Thursday, June 28th, 2012

Kid these days…

They can text rings around us adults, figure out the most complex of technical devices, and multitask so fast that keyboards are in danger of spontaneous combustion from all the furious clicking of keys, right?

Wrong! I have yet to see any students exhibit on a mass scale the skills and innate abilities that those labeled “digital natives” are supposed to have (note, I never used the term digital native, I thought it was bogus from the start). The truth of the matter is, some students are more apt to be able to figure out complicated software, dart in and out of multiple windows, but no more so than the number of students who excel at football, complex differentials, or playing the guitar. I’m not saying that students can’t adapt, but rather the myths of multi-tasking (aka acquired inattention) need to be laid to rest, and replaced with actual shortcomings of attempting to multi-task.
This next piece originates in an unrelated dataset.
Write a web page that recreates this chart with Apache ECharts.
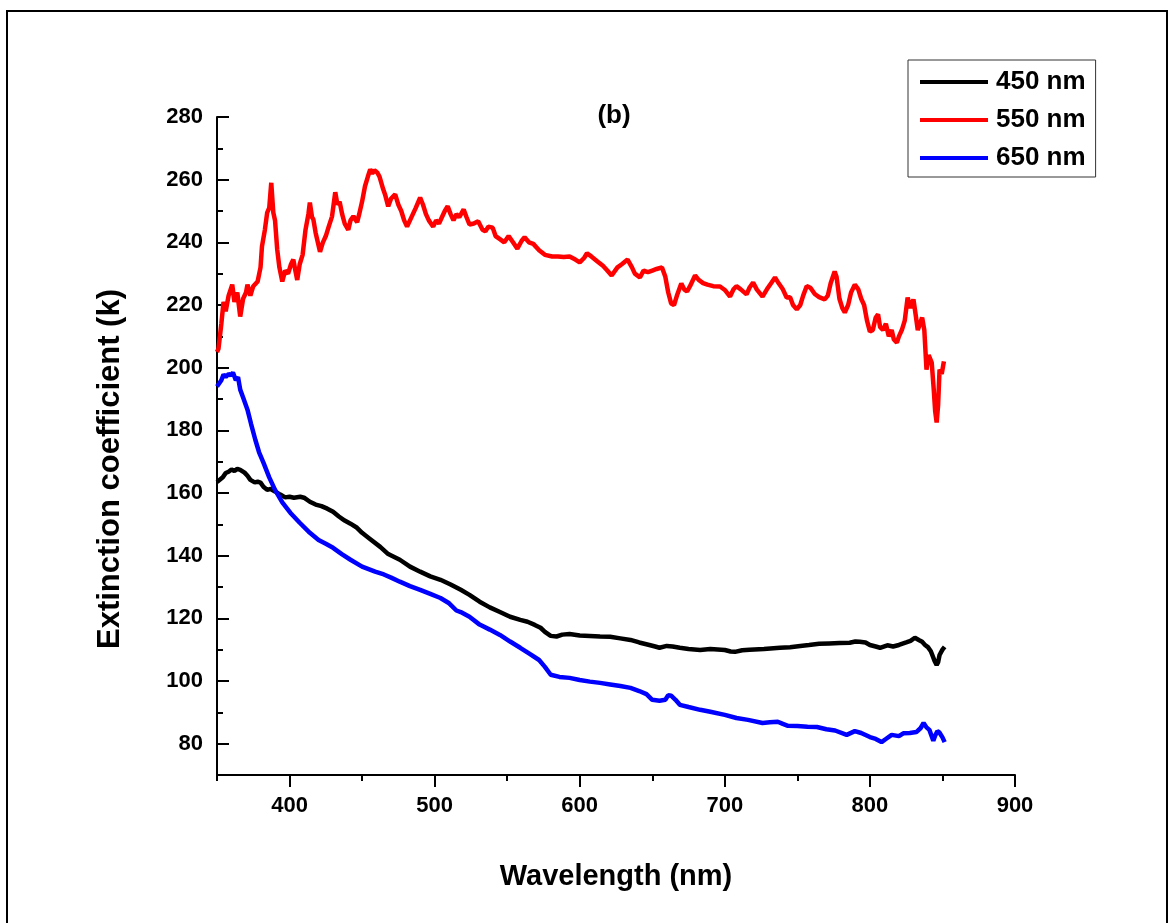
<!DOCTYPE html>
<html>
<head>
<meta charset="utf-8">
<script src="https://cdn.jsdelivr.net/npm/echarts@6/dist/echarts.min.js"></script>
<style>
  html, body { margin: 0; padding: 0; background: #fff; }
  #main { width: 1170px; height: 923px; }
</style>
</head>
<body>
<div id="main"></div>
<script>
// 数据：波长 (nm) 和消光系数
const seriesNames = ["450 nm", "550 nm", "650 nm"];
const seriesColors = ["#000000", "#ff0000", "#0000ff"];

const wl450 = [350,351,354,356,358,360,362,364,366,369,371,373,376,378,380,382,384.6,387,390,393.6,397,400,403,407.4,410,414,418,422,426,430,434,438,442,446.5,450,455,462.5,468,476,483,490,497,504,511,518,524,531,538,545,552,559,564,569,573,576,580,584,588,593,600,607,614,621,628,635,641,648,652,655,660,664,669,675,683,690,700,704,707,712,717,727,738,745,752,758,765,772,779,786,790,793,797,800,804,807,812,816,820,825,828,831,834,836,838,840,842,843,844.5,846,847,848,850,851.5];
const k450 = [163.5,163.6,165,166.4,166.8,167.5,167,167.7,167.4,166.5,165.5,164.2,163.4,163.6,163.3,162,161,161.3,160.5,159.5,158.6,158.8,158.5,158.8,158.5,157.2,156.3,155.8,155,154,152.5,151.2,150.2,148.9,147.3,145.5,142.8,140.5,138.7,136.5,134.9,133.4,132.3,130.8,129.1,127.5,125.3,123.5,122,120.5,119.5,118.9,117.9,117,115.7,114.4,114.2,114.8,115,114.5,114.4,114.2,114.1,113.6,113.1,112.3,111.5,111,110.6,111.2,111,110.6,110.2,109.9,110.2,109.9,109.4,109.3,109.8,110,110.2,110.6,110.8,111.2,111.5,111.9,112,112.1,112.2,112.6,112.5,112.3,111.5,111,110.6,111.4,111,111.5,112.3,112.8,113.8,113,112.5,111.5,110.8,109.5,108.3,106.5,105.1,106,108.3,110,110.9];

const wl550 = [350,351,353,354.5,356,358,360.5,362,364,366,368,370,371,373,375,378,380,381,383,384.6,386,387.4,388.8,390,391.5,393,395,397,399,401,402.6,404,405.3,407,409,411,413,414,415.5,416.4,418,420,421,423,425,427,429.3,431.5,433,434.5,436.3,438,440.5,442,444,446.6,448,450,452,454,455.6,457,458.5,460.4,462,464.5,466,468,470,472.8,475,477,479,481,483,485,487,490,492,494,496,499,501,503,505,507,509,511,513,515,517,520,522,524,527,530,533,535,537,540,542,545,548,551,554,557,560,562,565,568,572,576,581,585,589,593,597,600,603,605,608,612,616,619,622,626,629,633,636,638,641.5,644,647,650,653,656.7,659,661,663,665,667,670,672,674,676,679.5,682,685,688,692,696.7,700,703.6,706,708,711,715,717,719.5,722,726,729,732,734.6,737,740,742.6,745,747,749.6,752,754,756.4,759,762,765,768.8,771,773,775.7,777,779,781,782.7,785,787,789.6,792,794,796,798,800,802,804,805.6,807,809,811,813,815,816.5,818.6,820,822,824,826,828,830,831.5,833,834.5,836,837.5,839,840.5,842.6,844,845,846,847,848,849.5,851];
const k550 = [205,206,214,221,218,223,226.5,221,224,216.3,222,224,226.5,223,226,227.5,232,238.7,244,249.5,251,259,249.5,247,237.7,232,227.5,231,230,233,234.5,231,228,233,236,244,249,252.7,248,247.3,243,239,237,240,242,245,248.3,256,252,253,248.9,246,244,247,248.3,246.4,249,253,257.9,261,263.3,262,263,262.3,261,257,255,251.5,254,255.3,252,250,247,245,247,249,251,254.3,252,249,247,245,247,246,248,250,251.5,249,247,249,248,250.5,248,245.7,246,246.7,244,243.5,245,244.7,242,241,240,242,240,238,240.5,241.6,240,239.5,237.5,236,235.5,235.5,235.3,235.5,234.5,233.6,235,236.5,235.5,234,232.5,231,229.4,232,233,234.5,232,230,228.8,231,230.5,231,231.5,232,229,224,220.5,220,223,226.9,225,224.3,226,229.4,228,227,226.5,226,225.9,224.8,222.7,225,226,225,223.4,225.5,227.2,225,222.7,225,227,228.8,227,225,222.4,222.5,220,218.6,220,223,226,225.5,223.5,222.5,221.8,223,227,230.7,229,222,219,217.6,220,224,226.5,225,222,220,215,211.5,212,216,217,213,212,214,210,212,209,208,210,212,215,222.4,219,221.8,217,212,214,216,212,199.4,204,201.6,193,186,182.5,188,199.4,198,202];

const wl650 = [350,351,353,354.5,356,358,359.5,361,363,364.5,366,368,371,373.5,376.4,379,382,386,390,395,400.5,407,414,420,425,430,436,442,450,459,465,470,476,483,490,497,504,510,515,518,524,531,538,545,552,559,565,572,576,580,586,593,600,607,614,621,628,635,641,646,650,655,659,661,663,666,669,675,683,690,700,708,716,726,731,736.5,740,743.5,750,757,763.5,770,776,784,789.6,794,800,804,808,811,815,820,823,827.5,832,835,837,839,841,843.7,845,846.5,848,850,851.5];
const k650 = [194,194.6,196,197.8,197,198,197.5,198.4,196,197,193,190.5,186.6,182,177,173,169.7,165,161,157,153.7,150.5,147.3,145,143.8,142.5,140.5,138.7,136.5,134.9,134,133,131.7,130.3,129.1,127.8,126.5,124.8,122.5,122,120.5,118,116.4,114.7,112.6,110.6,108.8,106.7,104.5,102,101.3,101,100.3,99.8,99.4,98.9,98.4,97.8,96.8,95.8,94,93.7,94,95.5,95.3,94,92.4,91.7,90.8,90.2,89.2,88.2,87.6,86.6,86.8,87,86.3,85.7,85.6,85.4,85.3,84.6,84.2,82.8,84,83.4,82.1,81.5,80.5,81.5,82.8,82.4,83.3,83.4,83.7,85,86.6,85.2,84.4,80.9,82.6,84,83.5,82,80.5];

// 刻度
const xMajor = [400, 500, 600, 700, 800, 900];
const xMinor = [350, 450, 550, 650, 750, 850];
const yMajor = [80, 100, 120, 140, 160, 180, 200, 220, 240, 260, 280];
const yMinor = [70, 90, 110, 130, 150, 170, 190, 210, 230, 250, 270];

const font = "'Liberation Sans', Arial, sans-serif";

// 把两个数组拼成 [x, y]
function pairs(xs, ys) {
    return xs.map((x, i) => [x, ys[i]]);
}

const allWl = [wl450, wl550, wl650];
const allK = [k450, k550, k650];

const chart = echarts.init(document.getElementById("main"));

const tickStyle = { color: "#000", width: 2 };
const labelStyle = { color: "#000", fontFamily: font, fontWeight: "bold", fontSize: 22 };

chart.setOption({
    animation: false,
    backgroundColor: "#fff",
    grid: { left: 217, top: 117, right: 155, bottom: 148 },
    legend: {
        orient: "vertical",
        left: 908,
        top: 60,
        data: seriesNames,
        icon: "rect",
        itemWidth: 68,
        itemHeight: 4,
        itemGap: 10,
        padding: [8, 10, 5, 12],
        borderColor: "#333",
        borderWidth: 1,
        textStyle: {
            color: "#000", fontFamily: font, fontWeight: "bold",
            fontSize: 26, lineHeight: 28, padding: [0, 0, 0, 3]
        }
    },
    xAxis: [
        {
            type: "value", min: 350, max: 900, position: "bottom",
            name: "Wavelength (nm)", nameLocation: "middle", nameGap: 87,
            nameTextStyle: { color: "#000", fontFamily: font, fontWeight: "bold", fontSize: 29 },
            axisLine: { onZero: false, lineStyle: tickStyle },
            axisTick: { customValues: xMajor, length: 12, lineStyle: tickStyle },
            axisLabel: Object.assign({ customValues: xMajor, margin: 20 }, labelStyle),
            splitLine: { show: false }
        },
        {
            type: "value", min: 350, max: 900, position: "bottom",
            axisLine: { show: false, onZero: false },
            axisTick: { customValues: xMinor, length: 6, lineStyle: tickStyle },
            axisLabel: { show: false },
            splitLine: { show: false }
        }
    ],
    yAxis: [
        {
            type: "value", min: 70, max: 280, position: "left",
            axisLine: { show: true, onZero: false, lineStyle: tickStyle },
            axisTick: { customValues: yMajor, inside: true, length: 12, lineStyle: tickStyle },
            axisLabel: Object.assign({ customValues: yMajor, margin: 14 }, labelStyle),
            splitLine: { show: false }
        },
        {
            type: "value", min: 70, max: 280, position: "left",
            axisLine: { show: false, onZero: false },
            axisTick: { customValues: yMinor, inside: true, length: 6, lineStyle: tickStyle },
            axisLabel: { show: false },
            splitLine: { show: false }
        }
    ],
    graphic: [
        {
            type: "rect",
            shape: { x: 7, y: 11, width: 1160, height: 930 },
            style: { fill: null, stroke: "#000", lineWidth: 2 },
            silent: true
        },
        {
            type: "text",
            x: 614, y: 116,
            style: {
                text: "(b)", fill: "#000", font: "bold 26px " + font,
                textAlign: "center", textVerticalAlign: "middle"
            }
        },
        {
            // y 轴标题，原图比轴中点略低
            type: "text",
            x: 110, y: 469,
            rotation: Math.PI / 2,
            style: {
                text: "Extinction coefficient (k)", fill: "#000", font: "bold 31px " + font,
                textAlign: "center", textVerticalAlign: "middle"
            }
        }
    ],
    series: seriesNames.map((name, i) => ({
        name: name,
        type: "line",
        xAxisIndex: 0,
        yAxisIndex: 0,
        showSymbol: false,
        symbol: "none",
        color: seriesColors[i],
        lineStyle: { color: seriesColors[i], width: 4.5 },
        data: pairs(allWl[i], allK[i])
    }))
});
</script>
</body>
</html>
Which leads me to the following audio snippet I captured earlier this evening at my piano (warning, I’m not that great at piano). To me, the ability to multi-task doesn’t impress unless someone is attempting to accomplish two rather difficult cognitive tasks (completely dependent on the individual’s talents that is). For example, I have a terribly difficult time trying to play the piano and talk at the same time. Thus, I present to you, my attempt to “Multitask This!”

Imagine how much fun it would be to showcase your shortcomings the first day of school by sharing a small piece of audio like this? Let your students know up front that there are some things even teachers have a hard time accomplishing (and maybe get a few laughs out of it). A bit more seriously though, the idea of multi-tasking is that it’s either HARD to accomplish a few tasks well, or it’s EASY to do a pretty crappy job at a lot of tasks. Would you rather have your students struggling to accomplish something monumental, like creating effective and moving persuasive video essays of their written work? Or would you rather keep them busy with an endless litany of mindless “edu-games” that mostly just serve as distractions?

If you’re interested in creating your own “Multitask This!” audio snippet, I’d love to hear the results. Just capture some audio (unedited of course) of you trying to accomplish two tasks that seem rather basic, perhaps even elementary when completed in isolation, yet present quite a challenge for you when combined.